The Maturity Spectrum: How Teams Deploy VPCs
Level 0: The Console Wizard (Learn, Don't Stay)
AWS's VPC creation wizard in the web console is where most cloud journeys begin. You can choose between "VPC Only" (manual mode where you specify just the CIDR block) or "VPC and More" (a guided wizard that creates subnets, route tables, and gateways in one shot).
The wizard is excellent for learning. It makes the relationships between components tangible—you see the Internet Gateway attach to the VPC, watch route tables associate with subnets, and understand why a NAT Gateway must live in a public subnet.
Why it's not production-ready:
The console creates one-off configurations that exist only in memory and clicks. There's no record of what you built, no way to replicate it exactly in another region or account, and no collaboration workflow. Common mistakes slip through: forgetting to enable DNS hostnames, placing a NAT Gateway in a private subnet (it won't work), or omitting the default route to the Internet Gateway.
AWS explicitly recommends against relying on the console for repeatable environments. As one AWS guide notes, rather than clicking through the same steps in dev, stage, and prod, teams should "create new VPCs using best practices—ideally via Infrastructure as Code for consistency."
Verdict: Use the console wizard to understand VPC components, then graduate immediately to code-based approaches for any environment that matters.
Level 1: Scripts and CLIs (Automation Without Abstraction)
The next evolution is scripting VPC creation with the AWS CLI or SDKs. A bash script might call:
aws ec2 create-vpc --cidr-block 10.0.0.0/16
aws ec2 create-subnet --vpc-id $VPC_ID --cidr-block 10.0.1.0/24 --availability-zone us-west-2a
aws ec2 create-internet-gateway
aws ec2 attach-internet-gateway --vpc-id $VPC_ID --internet-gateway-id $IGW_ID
# ... dozens more lines
Similarly, Python's Boto3 or other language SDKs let you automate resource creation programmatically.
The improvement: These scripts are version-controlled and repeatable. You can commit them to a repository, review changes, and run them in CI/CD pipelines.
The limitation: You're managing dependencies manually. Did the VPC finish creating before you tried to create subnets? Are you handling errors and retries? Running the script twice might create duplicate resources unless you add explicit idempotency checks. You're essentially building your own state management layer on top of AWS APIs.
Configuration management tools like Ansible represent a step up here. Ansible's AWS modules (amazon.aws.ec2_vpc_net, amazon.aws.ec2_vpc_subnet) provide declarative resource definitions with built-in idempotency. Run the playbook multiple times, and Ansible ensures the desired state without creating duplicates.
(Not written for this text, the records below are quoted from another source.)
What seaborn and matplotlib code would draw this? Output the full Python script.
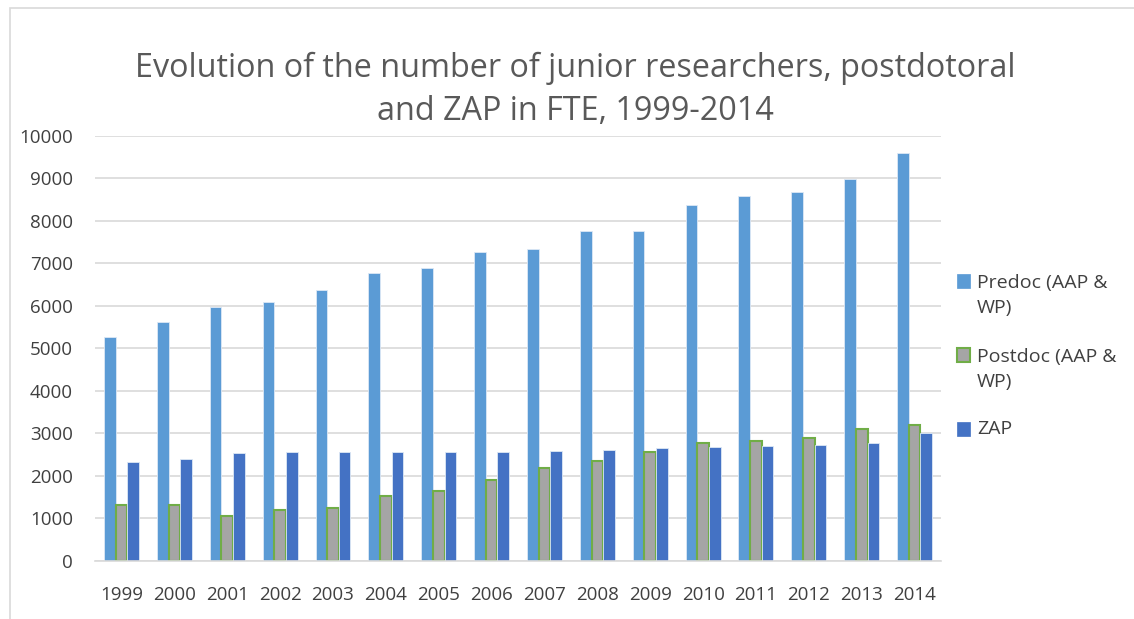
import pandas as pd
import numpy as np
import matplotlib
matplotlib.use('Agg')
import matplotlib.pyplot as plt
import seaborn as sns
from matplotlib.patches import Rectangle

# --------------------------------------------------------------
# Data
# --------------------------------------------------------------
years = [str(y) for y in range(1999, 2015)]
predoc = [5260, 5630, 5970, 6090, 6380, 6770, 6900, 7280, 7340, 7760, 7760, 8380, 8590, 8680, 8980, 9600]
postdoc = [1320, 1320, 1060, 1200, 1250, 1530, 1650, 1900, 2180, 2360, 2560, 2770, 2830, 2890, 3110, 3190]
zap = [2340, 2390, 2540, 2570, 2570, 2560, 2560, 2560, 2590, 2610, 2670, 2690, 2710, 2740, 2770, 3010]
series = ['Predoc (AAP & WP)', 'Postdoc (AAP & WP)', 'ZAP']
legend_labels = ['Predoc (AAP &\nWP)', 'Postdoc (AAP &\nWP)', 'ZAP']
colors = ['#5B9BD5', '#A5A5A5', '#4472C4']
edges = ['#5B9BD5', '#70AD47', '#4472C4']

df = pd.DataFrame({
    'year': years * 3,
    'value': predoc + postdoc + zap,
    'series': [series[0]] * 16 + [series[1]] * 16 + [series[2]] * 16,
})

sns.set_style('white')
plt.rcParams['font.family'] = ['Open Sans', 'DejaVu Sans']

W, H = 1134, 619
fig = plt.figure(figsize=(W / 100, H / 100), dpi=100)
ax = fig.add_axes([0.0838, 0.0937, 0.746, 0.6866])

sns.barplot(data=df, x='year', y='value', hue='series', palette=colors,
            width=0.66, ax=ax, legend=False, saturation=1)

# bar edges: green outline for postdoc, light edge for the others
for i, cont in enumerate(ax.containers):
    for bar in cont:
        if i == 1:
            bar.set_edgecolor('#70AD47')
            bar.set_linewidth(1.5)
        else:
            bar.set_edgecolor('#DDE8F5')
            bar.set_linewidth(0.6)

ax.set_ylim(0, 10000)
ax.set_xlim(-0.5, 15.5)
ax.set_yticks(np.arange(0, 10001, 1000))
ax.yaxis.grid(True, color='#D9D9D9', linewidth=1.2)
ax.set_axisbelow(True)
for s in ['top', 'right', 'left']:
    ax.spines[s].set_visible(False)
ax.spines['bottom'].set_color('#D9D9D9')
ax.spines['bottom'].set_linewidth(1.2)
ax.tick_params(axis='both', length=0, labelsize=13.5, labelcolor='#404040')
ax.tick_params(axis='y', pad=16)
ax.tick_params(axis='x', pad=18)
ax.set_xlabel('')
ax.set_ylabel('')

fig.text(0.507, 0.855, 'Evolution of the number of junior researchers, postdotoral\nand ZAP in FTE, 1999-2014',
         ha='center', va='center', fontsize=23.3, color='#595959', linespacing=1.4)

# legend built by hand so the wrapped labels get Excel-like line spacing
first_line_y = [281, 355, 429]   # pixel rows of each entry's first line
line_gap = 29
for lab, fc, ec, y in zip(legend_labels, colors, edges, first_line_y):
    fig.patches.append(Rectangle(((957) / W, 1 - (y + 7) / H), 13 / W, 14 / H,
                                 transform=fig.transFigure, facecolor=fc,
                                 edgecolor=ec, linewidth=1.5 if ec != fc else 0.5))
    n = lab.count('\n')
    yc = y + n * line_gap / 2
    fig.text(977 / W, 1 - yc / H, lab, ha='left', va='center', fontsize=14,
             color='#404040', linespacing=1.5)

# chart border
fig.patches.append(Rectangle((0.009, -0.1), 1.2, 1.087, transform=fig.transFigure,
                             fill=False, edgecolor='#D9D9D9', linewidth=1.2))

fig.savefig('out.png', dpi=100)
plt.close(fig)
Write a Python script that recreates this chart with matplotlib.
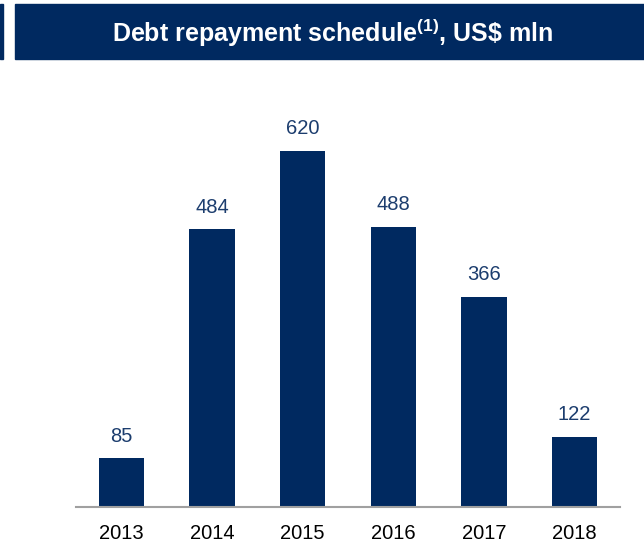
import matplotlib.pyplot as plt
from matplotlib.patches import Rectangle

plt.rcParams['font.family'] = ['Liberation Sans', 'DejaVu Sans']

years = ['2013', '2014', '2015', '2016', '2017', '2018']
repayments = [85, 484, 620, 488, 366, 122]

navy = '#002960'
label_col = '#1c3d6e'

fig = plt.figure(figsize=(6.44, 5.43), dpi=100)

# header banner with the title
fig.patches.append(Rectangle((15 / 644, 1 - 59 / 543), 629 / 644, 55 / 543,
                             transform=fig.transFigure, color=navy, zorder=0))
fig.patches.append(Rectangle((0, 1 - 59 / 543), 3 / 644, 55 / 543,
                             transform=fig.transFigure, color=navy, zorder=0))
fig.text(332 / 644, 1 - 33 / 543, r'Debt repayment schedule$^{\mathregular{(1)}}$, US\$ mln',
         color='white', fontsize=18, fontweight='bold', ha='center', va='center')

ax = fig.add_axes([76 / 644, 36 / 543, 544 / 644, 402 / 543])
x = range(len(years))
bars = ax.bar(x, repayments, width=0.5, color=navy)
for xi, v in zip(x, repayments):
    ax.annotate(str(v), (xi, v), xytext=(0, 9), textcoords='offset points',
                ha='center', va='bottom', fontsize=14.5, color=label_col)

ax.set_xlim(-0.5, 5.5)
ax.set_ylim(0, 700)
ax.set_xticks(list(x))
ax.set_xticklabels(years, fontsize=14.5)
ax.tick_params(axis='x', length=0, pad=12)
ax.set_yticks([])
for s in ['top', 'right', 'left']:
    ax.spines[s].set_visible(False)
ax.spines['bottom'].set_color('#a0a0a0')
ax.spines['bottom'].set_linewidth(1.5)

plt.savefig('out.png', dpi=100)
Verdict: CLI scripts work for quick automation or learning, but they lack the structural rigor needed for managing complex, multi-environment VPC deployments. Ansible bridges the gap but is still more procedural than truly declarative Infrastructure as Code.
Level 2: Declarative Infrastructure as Code (The Turning Point)
This is where VPC deployment becomes genuinely production-ready. Declarative IaC tools let you define what infrastructure you want, not how to create it. The tool handles dependencies, state management, and convergence to the desired configuration.
The major players here are Terraform, AWS CloudFormation, AWS CDK, Pulumi, and (more recently) OpenTofu (an open-source Terraform fork).
Terraform
Terraform uses HashiCorp Configuration Language (HCL) to define resources. A basic VPC in Terraform looks like:
resource "aws_vpc" "main" {
cidr_block = "10.0.0.0/16"
enable_dns_hostnames = true
tags = { Name = "production-vpc" }
}
resource "aws_subnet" "public" {
vpc_id = aws_vpc.main.id
cidr_block = "10.0.1.0/24"
availability_zone = "us-west-2a"
}
Terraform maintains a state file that tracks what's deployed. When you run terraform apply, it compares the desired state (your code) with actual state (what's in AWS) and makes only the necessary changes. This is a game-changer for managing evolving infrastructure.
Strengths:
- Cloud-agnostic (can manage AWS, GCP, Azure with the same tool)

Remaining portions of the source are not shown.